§ To be done
Copy every line that mentions the word "with".

--- begin Data excerpts ---

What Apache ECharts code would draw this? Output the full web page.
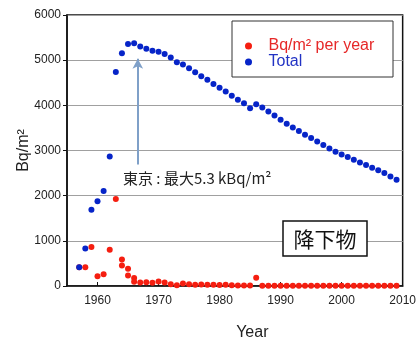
<!DOCTYPE html>
<html><head><meta charset="utf-8">
<script src="https://cdn.jsdelivr.net/npm/echarts@6/dist/echarts.min.js"></script>
<style>html,body{margin:0;padding:0;background:#fff}#c{width:419px;height:347px}</style>
</head><body><div id="c"></div>
<script>
// ---- data ----
const totalYears = [1957,1958,1959,1960,1961,1962,1963,1964,1965,1966,1967,1968,1969,1970,1971,1972,1973,1974,1975,1976,1977,1978,1979,1980,1981,1982,1983,1984,1985,1986,1987,1988,1989,1990,1991,1992,1993,1994,1995,1996,1997,1998,1999,2000,2001,2002,2003,2004,2005,2006,2007,2008,2009];
const totalValues = [415,829,1690,1874,2104,2869,4740,5153,5359,5374,5300,5255,5211,5189,5138,5057,4955,4902,4822,4733,4645,4564,4475,4387,4305,4210,4122,4048,3938,4026,3951,3863,3775,3680,3590,3510,3430,3350,3275,3200,3120,3045,2972,2913,2855,2796,2736,2678,2619,2560,2501,2427,2354];
const yearlyYears = [1957,1958,1959,1960,1961,1962,1963,1964,1964,1965,1965,1966,1966,1967,1968,1969,1970,1971,1972,1973,1974,1975,1976,1977,1978,1979,1980,1981,1982,1983,1984,1985,1986,1987,1988,1989,1990,1991,1992,1993,1994,1995,1996,1997,1998,1999,2000,2001,2002,2003,2004,2005,2006,2007,2008,2009];
const yearlyValues = [415,415,866,217,261,800,1927,586,453,380,232,175,95,75,84,71,99,77,40,18,55,40,26,33,30,25,22,25,15,12,10,10,181,5,5,5,5,5,5,5,5,5,5,5,5,5,5,5,5,5,5,5,5,5,5,5];
const xTickValues = [1960,1970,1980,1990,2000,2010];
const seriesNames = ['Bq/m² per year', 'Total'];
const arrowYear = 1966.6, arrowFrom = 2690, arrowTo = 5030;
const noteText = '東京 : 最大5.3 kBq/m²';
const boxText = '降下物';

const zip = (xs, ys) => xs.map((x, i) => [x, ys[i]]);
const plain = v => String(v);

const chart = echarts.init(document.getElementById('c'), null, {renderer: 'canvas'});
chart.setOption({
  animation: false,
  backgroundColor: '#fff',
  grid: {left: 67, right: 13, top: 15, bottom: 61, show: true, borderColor: '#111', borderWidth: 1.5, backgroundColor: 'transparent'},
  xAxis: {
    type: 'value', min: 1955, max: 2010,
    axisLine: {show: true, lineStyle: {color: '#111', width: 1.5}},
    axisTick: {show: true, inside: true, length: 4, customValues: xTickValues, lineStyle: {color: '#111'}},
    axisLabel: {customValues: xTickValues, formatter: plain, margin: 9, color: '#222', fontSize: 12, fontFamily: 'Liberation Sans'},
    splitLine: {show: false},
    name: 'Year', nameLocation: 'middle', nameGap: 39, nameMoveOverlap: false,
    nameTextStyle: {fontSize: 16, color: '#222', fontFamily: 'Liberation Sans', padding: [0, 0, 0, 35]}
  },
  yAxis: {
    type: 'value', min: 0, max: 6000, interval: 1000,
    axisLine: {show: true, lineStyle: {color: '#111', width: 1.5}},
    axisTick: {show: true, inside: false, length: 4, lineStyle: {color: '#111'}},
    axisLabel: {formatter: plain, margin: 6, color: '#222', fontSize: 12, fontFamily: 'Liberation Sans'},
    splitLine: {show: true, lineStyle: {color: '#a0a0a0', width: 1}},
    name: 'Bq/m²', nameLocation: 'middle', nameGap: 35, nameMoveOverlap: false,
    nameTextStyle: {fontSize: 16, color: '#222', fontFamily: 'Liberation Sans'}
  },
  legend: {
    orient: 'vertical', left: 245, top: 38, padding: 0, itemGap: 0,
    itemWidth: 20, itemHeight: 7, icon: 'circle',
    textStyle: {fontSize: 16, fontFamily: 'Liberation Sans', lineHeight: 16, padding: [0, 0, 0, 5]},
    data: [
      {name: seriesNames[0], textStyle: {color: '#e62828'}},
      {name: seriesNames[1], textStyle: {color: '#2233c4'}}
    ]
  },
  graphic: [
    {type: 'rect', z: 3, shape: {x: 232, y: 21, width: 161, height: 56}, style: {fill: '#fff', stroke: '#333', lineWidth: 1}},
    {type: 'rect', z: 10, shape: {x: 283, y: 221, width: 84, height: 35}, style: {fill: '#fff', stroke: '#111', lineWidth: 1.5}},
    {type: 'text', z: 11, x: 325, y: 239, style: {text: boxText, fill: '#111', font: '21px "Noto Sans CJK JP"', textAlign: 'center', textVerticalAlign: 'middle'}},
    {type: 'text', z: 11, x: 123, y: 178, style: {text: noteText, fill: '#222', font: '15px "Noto Sans CJK JP"', textAlign: 'left', textVerticalAlign: 'middle'}}
  ],
  series: [
    {
      name: seriesNames[0], type: 'scatter', symbol: 'circle', symbolSize: 6,
      itemStyle: {color: '#f51e10', opacity: 1},
      data: zip(yearlyYears, yearlyValues)
    },
    {
      name: seriesNames[1], type: 'scatter', symbol: 'circle', symbolSize: 6,
      itemStyle: {color: '#0624c8', opacity: 1},
      data: zip(totalYears, totalValues),
      markLine: {
        silent: true, symbol: ['none', 'arrow'], symbolSize: [8, 10],
        lineStyle: {color: '#7fa0c8', width: 2, type: 'solid'},
        label: {show: false},
        data: [[{coord: [arrowYear, arrowFrom]}, {coord: [arrowYear, arrowTo]}]]
      }
    }
  ]
});
</script></body></html>
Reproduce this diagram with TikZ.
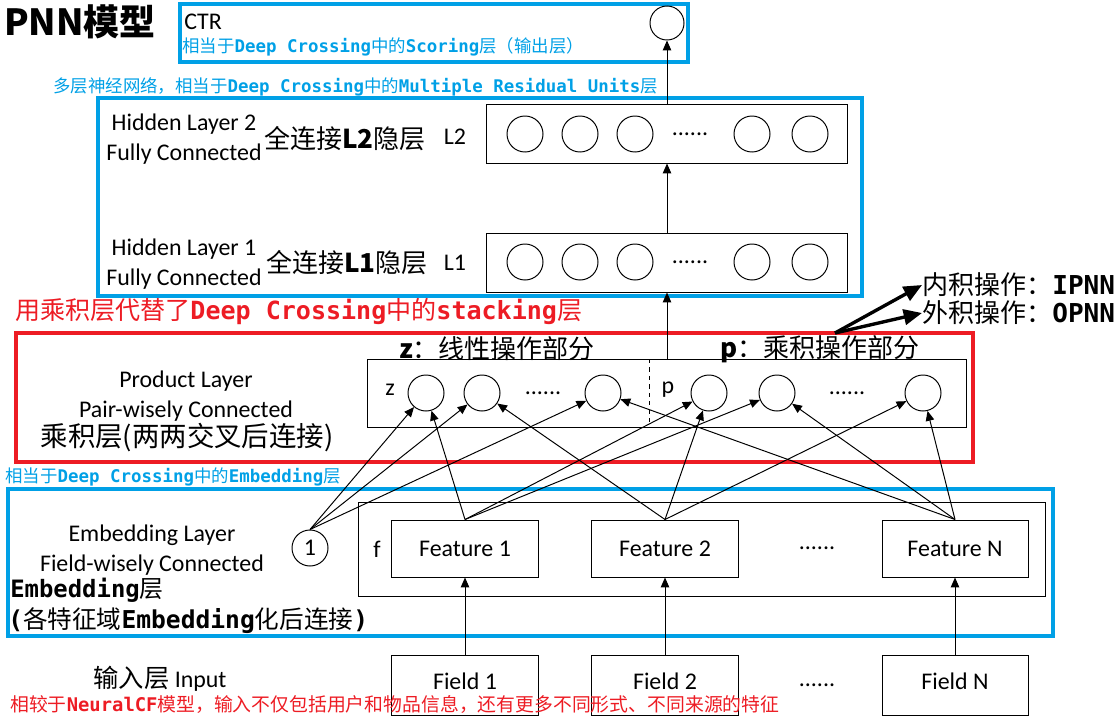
\documentclass[tikz,border=0pt]{standalone}
\usepackage{fontspec}
\setsansfont{Carlito}
\setmonofont{DejaVu Sans Mono}
\newfontfamily\cjk{Noto Sans CJK SC}
\usetikzlibrary{arrows.meta}
\definecolor{dcblue}{RGB}{0,160,230}
\definecolor{dcred}{RGB}{237,28,36}
\newcommand{\dc}[1]{{\ttfamily\bfseries #1}}

\begin{document}
\begin{tikzpicture}[x=0.025cm, y=-0.025cm,
  en/.style={font=\sffamily\fontsize{17}{21}\selectfont},
  zh/.style={font=\cjk\fontsize{18.5}{22}\selectfont},
  note/.style={font=\cjk\fontsize{12.4}{15}\selectfont, text=dcblue, anchor=west, inner sep=0pt},
  unit/.style={draw, circle, minimum size=0.9cm, inner sep=0pt, line width=0.7pt},
  layer/.style={draw, minimum width=9cm, minimum height=1.475cm, line width=0.7pt},
  feat/.style={draw, en, minimum width=3.65cm, minimum height=1.425cm, line width=0.7pt},
  field/.style={feat, minimum height=1.5cm, text depth=6pt},
  frame/.style={draw=dcblue, line width=2.8pt},
  link/.style={-{Triangle[length=7pt,width=6pt]}, line width=0.7pt},
  bold link/.style={-{Triangle[length=13pt,width=11pt]}, line width=2.4pt},
  dots/.style={en, inner sep=0pt},
]
\useasboundingbox (0,0) rectangle (1116,716);

% output
\node[font=\cjk\bfseries\fontsize{25.6}{30}\selectfont] (title) at (80,22) {PNN模型};
\draw[frame] (180,4) rectangle (688,62);
\node[en, anchor=west, inner sep=0pt] (ctrlabel) at (184,22) {CTR};
\node[note] (scoring) at (182,47) {相当于\dc{Deep Crossing}中的\dc{Scoring}层（输出层）};
\node[unit, minimum size=0.85cm] (ctr) at (667,23) {};

% hidden layers
\node[note] (mru) at (53,87) {多层神经网络，相当于\dc{Deep Crossing}中的\dc{Multiple Residual Units}层};
\draw[frame] (98,98) rectangle (862,296);
\node[layer] (l2) at (667,133.5) {};
\node[layer] (l1) at (667,262.5) {};
\foreach \x [count=\i] in {525,580,635,752,810} {
  \node[unit] (l2u\i) at (\x,134) {};
  \node[unit] (l1u\i) at (\x,262) {};
}
\node[dots] (l2dots) at (690,134) {......};
\node[dots] (l1dots) at (690,262) {......};
\node[en, align=center] (h2) at (184,139) {Hidden Layer 2\\Fully Connected};
\node[en, align=center] (h1) at (184,264) {Hidden Layer 1\\Fully Connected};
\node[zh] (h2zh) at (345,139) {全连接\textbf{L2}隐层};
\node[zh] (h1zh) at (347,263) {全连接\textbf{L1}隐层};
\node[en] (h2tag) at (455,137) {L2};
\node[en] (h1tag) at (455,263) {L1};
\draw[link] (l2) -- (ctr);
\draw[link] (l1) -- (l2);

% product layer
\node[font=\cjk\fontsize{17.8}{20}\selectfont, text=dcred, anchor=west, inner sep=0pt] (stack) at (15,312) {用乘积层代替了\dc{Deep Crossing}中的\dc{stacking}层};
\draw[frame, draw=dcred] (16,333) rectangle (973,462);
\node[draw, minimum width=14.95cm, minimum height=1.7cm, line width=0.7pt] (prod) at (667,393) {};
\draw[dashed, line width=0.7pt] (649,359) -- (649,427);
\foreach \n/\x in {z1/426, z2/482, z3/603, p1/709, p2/777, p3/923}
  \node[unit] (\n) at (\x,393) {};
\node[dots] (zdots) at (543,393) {......};
\node[dots] (pdots) at (847,393) {......};
\node[en] (zlab) at (390,390) {z};
\node[en] (plab) at (668,390) {p};
\node[zh] (zpart) at (497,349) {\textbf{z}：线性操作部分};
\node[zh] (ppart) at (820,349) {\textbf{p}：乘积操作部分};
\node[en, align=center] (pl) at (186,396) {Product Layer\\Pair-wisely Connected};
\node[font=\cjk\fontsize{19.5}{23}\selectfont] (plzh) at (187,438) {乘积层(两两交叉后连接)};
\draw[link] (prod) -- (l1);
\node[zh, anchor=west, inner sep=0pt] (ipnn) at (922,285) {内积操作：\dc{IPNN}};
\node[zh, anchor=west, inner sep=0pt] (opnn) at (922,313) {外积操作：\dc{OPNN}};
\coordinate (fork) at (835,333);
\draw[bold link] (fork) -- (ipnn.west);
\draw[bold link] (fork) -- (opnn.west);

% embedding layer
\node[note] (embnote) at (5,477) {相当于\dc{Deep Crossing}中的\dc{Embedding}层};
\draw[frame] (8,489) rectangle (1053,636);
\draw[line width=0.7pt] (358,502) rectangle (1045,596);
\node[unit, en] (one) at (310,548) {1};
\node[en] (flab) at (377,549) {f};
\node[feat] (f1) at (465,548.5) {Feature 1};
\node[feat] (f2) at (665,548.5) {Feature 2};
\node[feat] (fn) at (955,548.5) {Feature N};
\node[dots] (fdots) at (817,548) {......};
\node[en, align=center] (el) at (152,550) {Embedding Layer\\Field-wisely Connected};
\node[font=\cjk\fontsize{17}{20}\selectfont, anchor=west, inner sep=0pt] (embzh) at (10,590) {\dc{Embedding}层};
\node[font=\cjk\fontsize{17.5}{20}\selectfont, anchor=west, inner sep=0pt] (embdesc) at (8,621) {\dc{(}各特征域\dc{Embedding}化后连接\dc{)}};
\foreach \s/\t in {one/z1, one/z2, one/z3, f1/z1, f1/p1, f1/p2, f2/z2, f2/p1, f2/p3, fn/z3, fn/p2, fn/p3}
  \draw[link] (\s.north) -- (\t);

% input
\node[field] (d1) at (465,685) {Field 1};
\node[field] (d2) at (665,685) {Field 2};
\node[field] (dn) at (955,685) {Field N};
\node[dots] (ddots) at (817,685) {......};
\foreach \s/\t in {d1/f1, d2/f2, dn/fn}
  \draw[link] (\s) -- (\t);
\node[en] (input) at (160,679) {{\cjk\fontsize{18}{21}\selectfont 输入层} Input};
\node[font=\cjk\fontsize{13.4}{16}\selectfont, text=dcred, anchor=west, inner sep=0pt] (ncf) at (10,704) {相较于\dc{NeuralCF}模型，输入不仅包括用户和物品信息，还有更多不同形式、不同来源的特征};
\end{tikzpicture}
\end{document}
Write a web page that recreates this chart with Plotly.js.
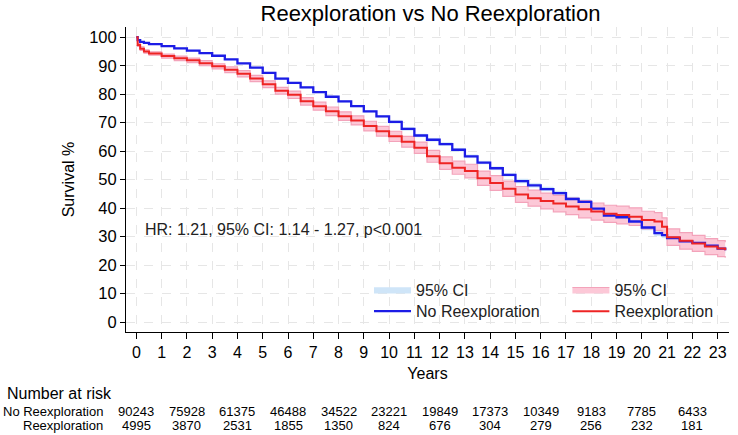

--- end Data excerpts ---

§ The result
Reproduce this diagram with TikZ.
Write a web page that recreates this chart with Plotly.js.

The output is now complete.